*EXERCISE TASK*
Write out the opening lines of the data word for word, up to and including the line with "minimum width=572pt, minimum", and leave every picture and every later line out.

----

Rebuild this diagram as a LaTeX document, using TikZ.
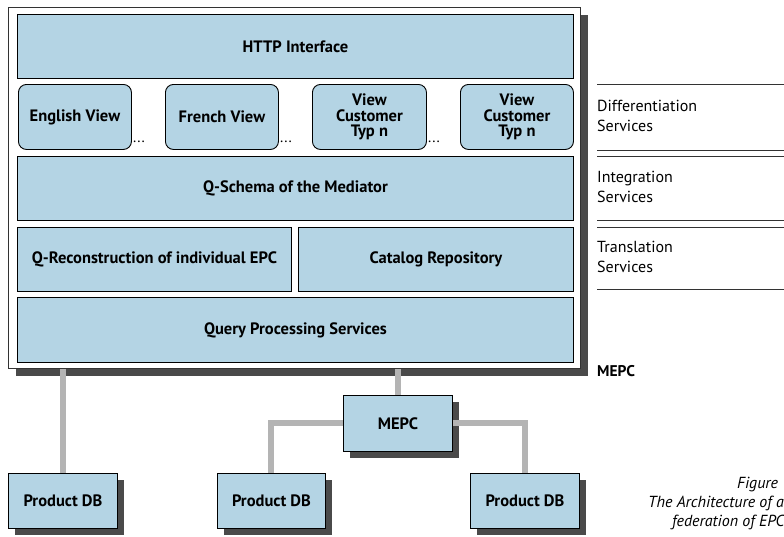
\documentclass[tikz,border=0pt]{standalone}
\usepackage{fontspec}
\setmainfont{PT Sans}
\usetikzlibrary{shadows}
\definecolor{boxblue}{HTML}{B4D4E4}
\definecolor{shadowgray}{HTML}{4A4A4A}
\definecolor{linkgray}{HTML}{B4B4B4}
\definecolor{edgegray}{HTML}{333333}
\tikzset{
  layer/.style={draw=black, line width=0.9pt, fill=boxblue, inner sep=0pt,
    anchor=north west, align=center, font=\bfseries\fontsize{16.5}{15.5}\selectfont},
  viewbox/.style={layer, rounded corners=8pt},
  shadowed/.style={general shadow={fill=shadowgray, shadow xshift=7pt, shadow yshift=-7pt}},
  dbbox/.style={layer, shadowed},
  conn/.style={draw=linkgray, line width=6pt},
  svcline/.style={draw=edgegray, line width=0.9pt},
  svclabel/.style={anchor=base west, inner sep=0pt, font=\fontsize{16}{18}\selectfont},
  captext/.style={anchor=base west, inner sep=0pt, font=\itshape\fontsize{16}{18}\selectfont},
  dots/.style={anchor=base west, inner sep=0pt, font=\fontsize{15}{17}\selectfont}
}
\begin{document}
\begin{tikzpicture}[x=1pt, y=-1pt]
\useasboundingbox (0,0) rectangle (784,536);

% mediator frame
\node[draw=edgegray, line width=1.2pt, fill=white, shadowed, inner sep=0pt,
      minimum width=572pt, minimum height=361pt, anchor=north west] (outer) at (8,7) {};

% service layers
\node[layer, minimum width=556pt, minimum height=64pt] (http) at (17,14) {HTTP Interface};
\node[viewbox, minimum width=113pt, minimum height=65pt] (eng) at (18,84) {English View};
\node[viewbox, minimum width=113pt, minimum height=65pt] (fre) at (165,84) {French View};
\node[viewbox, minimum width=114pt, minimum height=65pt] (cust1) at (312,84) {View\\Customer\\Typ n};
\node[viewbox, minimum width=113pt, minimum height=65pt] (custn) at (460,84) {View\\Customer\\Typ n};
\node[dots] (d1) at (133,142) {...};
\node[dots] (d2) at (280,142) {...};
\node[dots] (d3) at (428,142) {...};
\node[layer, minimum width=556pt, minimum height=64pt] (qschema) at (17,156) {Q-Schema of the Mediator};
\node[layer, minimum width=274pt, minimum height=64pt] (qrec) at (17,227) {Q-Reconstruction of individual EPC};
\node[layer, minimum width=275pt, minimum height=64pt] (catalog) at (298,227) {Catalog Repository};
\node[layer, minimum width=556pt, minimum height=65pt] (query) at (17,297) {Query Processing Services};

% service level legend
\coordinate (r0) at (597,0);
\coordinate (r1) at (784,0);
\foreach \yy in {84,150,156,220,227,289}
  \draw[svcline] (r0 |- 0,\yy) -- (r1 |- 0,\yy);
\node[svclabel] (diff) at (597,111) {Differentiation};
\node[svclabel] (diffs) at (597,131) {Services};
\node[svclabel] (integ) at (597,182) {Integration};
\node[svclabel] (integs) at (597,202) {Services};
\node[svclabel] (trans) at (597,252) {Translation};
\node[svclabel] (transs) at (597,272) {Services};
\node[svclabel, font=\bfseries\fontsize{15.5}{17}\selectfont] (mlabel) at (597,376) {MEPC};

% federation below
\node[dbbox, minimum width=109pt, minimum height=56pt] (mepc) at (343,395) {MEPC};
\node[dbbox, minimum width=109pt, minimum height=55pt] (pdb1) at (8,473) {Product DB};
\node[dbbox, minimum width=108pt, minimum height=55pt] (pdb2) at (217,473) {Product DB};
\node[dbbox, minimum width=109pt, minimum height=55pt] (pdb3) at (470,473) {Product DB};

\draw[conn] (pdb1.north) -- (pdb1.north |- outer.south);
\draw[conn] (mepc.north) -- (mepc.north |- outer.south);
\draw[conn] (mepc.west) -| (pdb2.north);
\draw[conn] (mepc.east) -| (pdb3.north);

% caption
\node[captext] (cap1) at (737,488) {Figure};
\node[captext] (cap2) at (648,507) {The Architecture of a};
\node[captext] (cap3) at (672,526) {federation of EPC};
\end{tikzpicture}
\end{document}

----

*COMPLETE RESPONSE*
Rebuild this diagram as a LaTeX document, using TikZ.
\documentclass[tikz,border=0pt]{standalone}
\usepackage{fontspec}
\setmainfont{PT Sans}
\usetikzlibrary{shadows}
\definecolor{boxblue}{HTML}{B4D4E4}
\definecolor{shadowgray}{HTML}{4A4A4A}
\definecolor{linkgray}{HTML}{B4B4B4}
\definecolor{edgegray}{HTML}{333333}
\tikzset{
  layer/.style={draw=black, line width=0.9pt, fill=boxblue, inner sep=0pt,
    anchor=north west, align=center, font=\bfseries\fontsize{16.5}{15.5}\selectfont},
  viewbox/.style={layer, rounded corners=8pt},
  shadowed/.style={general shadow={fill=shadowgray, shadow xshift=7pt, shadow yshift=-7pt}},
  dbbox/.style={layer, shadowed},
  conn/.style={draw=linkgray, line width=6pt},
  svcline/.style={draw=edgegray, line width=0.9pt},
  svclabel/.style={anchor=base west, inner sep=0pt, font=\fontsize{16}{18}\selectfont},
  captext/.style={anchor=base west, inner sep=0pt, font=\itshape\fontsize{16}{18}\selectfont},
  dots/.style={anchor=base west, inner sep=0pt, font=\fontsize{15}{17}\selectfont}
}
\begin{document}
\begin{tikzpicture}[x=1pt, y=-1pt]
\useasboundingbox (0,0) rectangle (784,536);

% mediator frame
\node[draw=edgegray, line width=1.2pt, fill=white, shadowed, inner sep=0pt,
      minimum width=572pt, minimum height=361pt, anchor=north west] (outer) at (8,7) {};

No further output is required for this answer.